Pain behind the knee can be a mysterious thing, and hard to diagnose. So what if we told you that the pain behind your knee may not actually be behind your knee at all? Mind blown yet? Don’t worry, us too. As it turns out, pain that manifests itself in your knee may come all the way from your back, as referred pain that occurs as a result of your nerves (per Physio.co.uk). Nerves that run from your lower back to your knees can sustain damage in your lumbar spine, thanks to disc damage or arthritis, and the pain then pops up at the other end of the nerve. As if the body wasn’t confusing enough.
Referred pain due to nerve damage can often be accompanied by loss of sensitivity, sensations of pins and needles, or a tingly, prickly feeling. It’s important to diagnose and treat nerve damage as soon as possible. Adjustments to your posture may be made, and the area may be treated with muscle therapy, via manipulation or massage. Functional electrical stimulation (or FES) may also be used.

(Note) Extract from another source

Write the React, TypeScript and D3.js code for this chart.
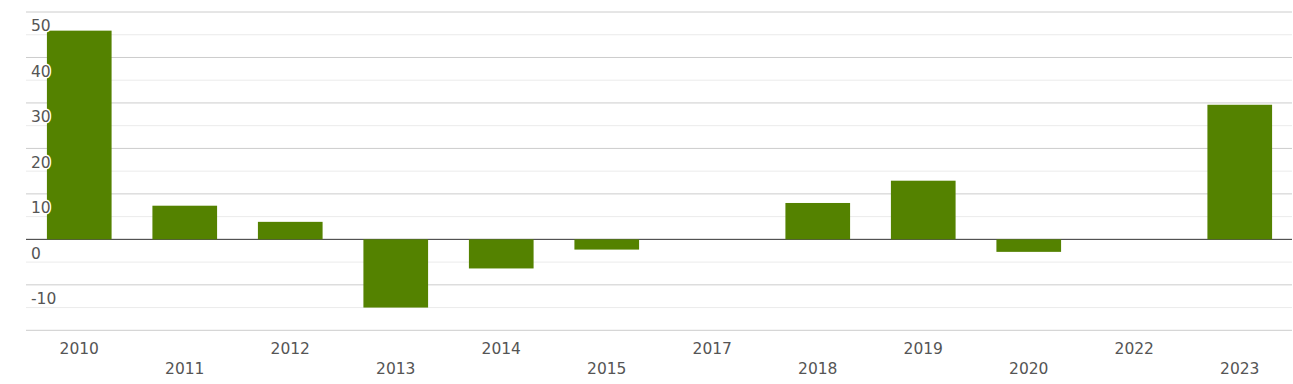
import React from "react";
import * as d3 from "d3";

const years = ["2010", "2011", "2012", "2013", "2014", "2015", "2017", "2018", "2019", "2020", "2022", "2023"];
const values = [45.9, 7.4, 3.85, -15.0, -6.4, -2.25, 0, 8.0, 12.9, -2.75, 0, 29.6];
const majorTicks = [50, 40, 30, 20, 10, 0, -10, -20];
const minorTicks = [45, 35, 25, 15, 5, -5, -15];

const W = 1293;
const H = 384;
const left = 26;
const right = 1292;

const x = d3
	.scaleBand<string>()
	.domain(years)
	.range([left + 0.5, right + 0.5])
	.paddingInner(0.387)
	.paddingOuter(0.1935);
const y = d3.scaleLinear().domain([-20, 50]).range([330.3, 12]);

const font = "'DejaVu Sans', sans-serif";

export default function App() {
	return (
		<svg
			width={W}
			height={H}
			style={{ position: "absolute", left: 0, top: 0 }}
			fontFamily={font}>
			{minorTicks.map((t) => (
				<line key={"m" + t} x1={left} x2={right} y1={y(t)} y2={y(t)} stroke="#ebebeb" strokeWidth={1} />
			))}
			{majorTicks.map((t) => (
				<line key={"g" + t} x1={left} x2={right} y1={y(t)} y2={y(t)} stroke={t === 0 ? "#333" : "#ccc"} strokeWidth={1} />
			))}
			{years.map((yr, i) => {
				const v = values[i];
				if (!v) return null;
				return (
					<rect
						key={yr}
						x={x(yr)}
						width={x.bandwidth()}
						y={y(Math.max(0, v))}
						height={Math.abs(y(v) - y(0))}
						fill="#548200"
					/>
				);
			})}
			{majorTicks
				.filter((t) => t > -20)
				.map((t) => (
					<text
						key={"l" + t}
						x={31}
						y={y(t) + 19.3}
						fontSize={15.5}
						fill="#555"
						stroke="#fff"
						strokeWidth={3}
						strokeLinejoin="round"
						paintOrder="stroke">
						{t}
					</text>
				))}
			{years.map((yr, i) => (
				<text
					key={"x" + yr}
					x={(x(yr) as number) + x.bandwidth() / 2}
					y={i % 2 === 0 ? 354 : 374}
					textAnchor="middle"
					fontSize={15.5}
					fill="#555">
					{yr}
				</text>
			))}
		</svg>
	);
}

How can I treat pain in the back of my knee?
If the pain behind your knee is significant, it’s vital that you seek medical attention to determine the right course of treatment. But what about in the first instance? How do you treat the knee pain that you’ve got right now, especially if it’s down to a sudden injury or movement?
The first thing you need to do is, quite simply, stop moving (per Healthline). Resting your knee immediately after the pain is experienced is the best thing you can do, primarily to give your knee a rest and to avoid any further damage (via Better Health Channel). Your focus should then be on encouraging healing and reducing swelling as much as possible. Icing your knee throughout the day can bring redness and swelling down, as can elevating it. It’s important to raise your knee above your heart when you’re elevating the limb — this encourages the swelling to dissipate more than just raising it slightly (per Medical News Today). Compression equipment like bandages or straps are also super helpful to wear around your knee, to give you additional support, particularly when you have to move around. Crucially, though, if these methods do not solve the problem entirely, book in to see your doctor. They can guide you on your long-term options and how to avoid further problems.